The increase perhaps isn’t surprising given the huge number of customers platforms have welcomed this year, particularly at the beginning of the year as the combination of wild market swings, excess savings and lockdown boredom drew people to the markets.
But it does show that platforms, in aggregate, didn’t have a sufficiently robust infrastructure to welcome so many new customers without affecting their service levels. While it was fair to accept disrupted service as firms pivoted to remote working in spring 2020, the surge this year suggests the rise in complaints cannot just be put down to lockdown teething issues.
Interestingly, the rise in platform complaints comes as total complaints across financial services have been falling. Across the whole industry complaints were 7 per cent lower in the first half of this year than in the second half of last year, and the lowest level recorded since 2016.
At a firm level, AJ Bell appears to have had a notable rise in complaints. The number of complaints per 1,000 customers rose from 2.07 to 4.23 for investment products and from 1.01 to 4.56 for pension products between the second half of last year and the first half of this year. This is partly down to the fact its financial year begins in October, so the effects of 'Pfizer Monday' (9 November 2020), when all major platforms had disruptions, are recorded as complaints in the first half of this year.
AJ Bell’s number of complaints in proportion to customer numbers is still lower than a number of its peers. Interactive investor, Fidelity Personal Investing and Halifax Share Dealing received complaints of 6.23, 8.17 and 8.35 per 1,000 customers for pension products in the first half of this year. This compares with 0.03 for Hargreaves Lansdown.
Digging further into the data, complaints which specifically relate to 'delays/timescales' for investment products have seen a notable jump.

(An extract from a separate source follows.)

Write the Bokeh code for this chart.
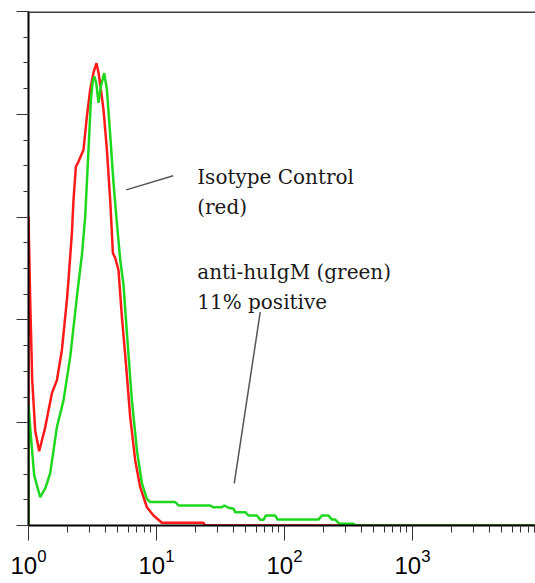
from bokeh.plotting import figure
from bokeh.models import Range1d, LogTicker, SingleIntervalTicker, ColumnDataSource, Span
from bokeh.core.properties import value
from bokeh.embed import file_html
from bokeh.resources import INLINE

# Isotype control (red): fluorescence intensity, event count
red_x = [1.0, 1.0, 1.031, 1.069, 1.128, 1.212, 1.351, 1.523, 1.667, 1.823, 1.995, 2.053,
         2.183, 2.247, 2.346, 2.459, 2.690, 2.859, 3.034, 3.220, 3.399, 3.524, 3.679,
         3.854, 4.098, 4.347, 4.564, 4.757, 5.048, 5.366, 5.799, 6.231, 6.818, 7.458,
         8.414, 9.475, 11.02, 23.3, 24.0, 9140]
red_y = [0, 120.1, 87.7, 56.5, 37.0, 28.9, 38.2, 51.5, 56.5, 68.2, 87.7, 95.5,
         113.8, 126.7, 139.7, 141.6, 146.2, 159.2, 169.6, 176.2, 179.9, 176.2, 169.6,
         161.8, 146.2, 126.7, 106.0, 104.1, 99.4, 81.2, 61.7, 42.2, 25.3, 14.9,
         7.1, 3.9, 1.05, 1.05, 0, 0]

# anti-huIgM (green)
green_x = [1.0, 1.0, 1.05, 1.108, 1.234, 1.351, 1.477, 1.667, 1.877, 2.118, 2.388, 2.614,
           2.773, 2.943, 3.073, 3.174, 3.279, 3.381, 3.524, 3.679, 3.904, 4.098, 4.347,
           4.614, 4.905, 5.206, 5.524, 5.872, 6.426, 7.031, 7.690, 8.414, 8.929, 14.0,
           14.86, 26.3, 27.6, 32.4, 34.0, 36.5, 40.0, 41.2, 49.3, 52.3, 60.9, 64.6, 68.5,
           71.6, 84.6, 88.2, 184.4, 196.0, 220.7, 234.6, 249.0, 267.6, 346.0, 363.0, 9140]
green_y = [0, 46.8, 33.1, 19.5, 11.0, 14.4, 20.3, 38.3, 48.7, 65.6, 89.0, 105.3,
           120.2, 146.2, 165.7, 172.7, 174.7, 172.2, 164.5, 170.9, 176.0, 169.6, 152.1,
           133.3, 117.7, 103.3, 93.6, 74.9, 48.7, 29.2, 16.4, 10.4, 9.1, 9.1,
           7.8, 7.8, 7.1, 7.1, 7.8, 6.9, 6.5, 5.2, 5.2, 3.9, 3.9, 2.2, 2.2,
           3.9, 3.9, 2.3, 2.3, 3.9, 3.9, 2.3, 2.3, 0.7, 0.7, 0, 0]

# y-axis ticks (labels not shown in the reference)
y_ticks = [0, 40, 80, 120, 160, 200]

# annotation texts and leader lines (data coordinates)
note_text = ["Isotype Control", "(red)", "anti-huIgM (green)", "11% positive"]
note_x = [20.8, 20.8, 20.8, 20.8]
note_y = [135.7, 124.0, 98.6, 86.9]
leader_x0 = [5.80, 64.6]
leader_y0 = [130.6, 83.0]
leader_x1 = [13.5, 40.5]
leader_y1 = [136.1, 16.4]

p = figure(width=535, height=583, x_axis_type="log",
           x_range=Range1d(1, 9140), y_range=Range1d(0, 200),
           output_backend="svg", toolbar_location=None,
           min_border_left=28, min_border_right=0, min_border_top=11, min_border_bottom=58)
p.outline_line_color = None
p.xgrid.visible = False
p.ygrid.visible = False
p.background_fill_color = "white"

p.add_layout(Span(location=200, dimension="width", line_color="#404040", line_width=3))

p.line(red_x, red_y, line_color="#ff1a1a", line_width=2.5)
p.line(green_x, green_y, line_color="#1ed81e", line_width=2.5)

p.segment(x0=leader_x0, y0=leader_y0, x1=leader_x1, y1=leader_y1,
          line_color="#555555", line_width=1.5)

src = ColumnDataSource(dict(x=note_x, y=note_y, t=note_text))
p.text(x="x", y="y", text="t", source=src, text_font=value("DejaVu Serif"),
       text_font_size="20px", text_baseline="alphabetic", text_align="left",
       text_color="#1a1a1a")

xa = p.xaxis[0]
xa.ticker = LogTicker(num_minor_ticks=10)
xa.axis_line_color = "black"
xa.axis_line_width = 2
xa.major_tick_out = 15
xa.major_tick_in = 0
xa.minor_tick_out = 7
xa.minor_tick_in = 0
xa.major_tick_line_color = "#333333"
xa.minor_tick_line_color = "#333333"
xa.major_label_text_font = "Liberation Sans"
xa.major_label_text_font_size = "24px"
xa.major_label_text_color = "black"
xa.major_label_standoff = 8

ya = p.yaxis[0]
ya.ticker = SingleIntervalTicker(interval=40, num_minor_ticks=4)
ya.axis_line_color = "black"
ya.axis_line_width = 2
ya.major_tick_out = 12
ya.major_tick_in = 0
ya.minor_tick_out = 5
ya.minor_tick_in = 0
ya.major_tick_line_color = "#333333"
ya.minor_tick_line_color = "#333333"
ya.major_label_overrides = {t: "" for t in y_ticks}
ya.major_label_standoff = 0

open("out.html", "w").write(file_html(p, INLINE))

While the regulator doesn’t provide any more data on the specifics of the complaints, I would love to know how many of these relate to transfer issues – my guess would be a lot.
The chart below shows a 70 per cent jump between the second half of last year and the first half of this year.
On the transfer issue, I’m pleased to report that STAR (Speedy Transfers and Re-registration) – the industry body set up to improve transfers (which I wrote about in May) – recently confirmed it is on track to start accrediting firms in the first quarter of next year, which should give us a clearer picture of how bad the problem is and put more pressure on the weak links to sort things out.
Many industry participants are sceptical that the industry will be able to fix the problem without regulatory intervention – but at least things are moving in the right direction.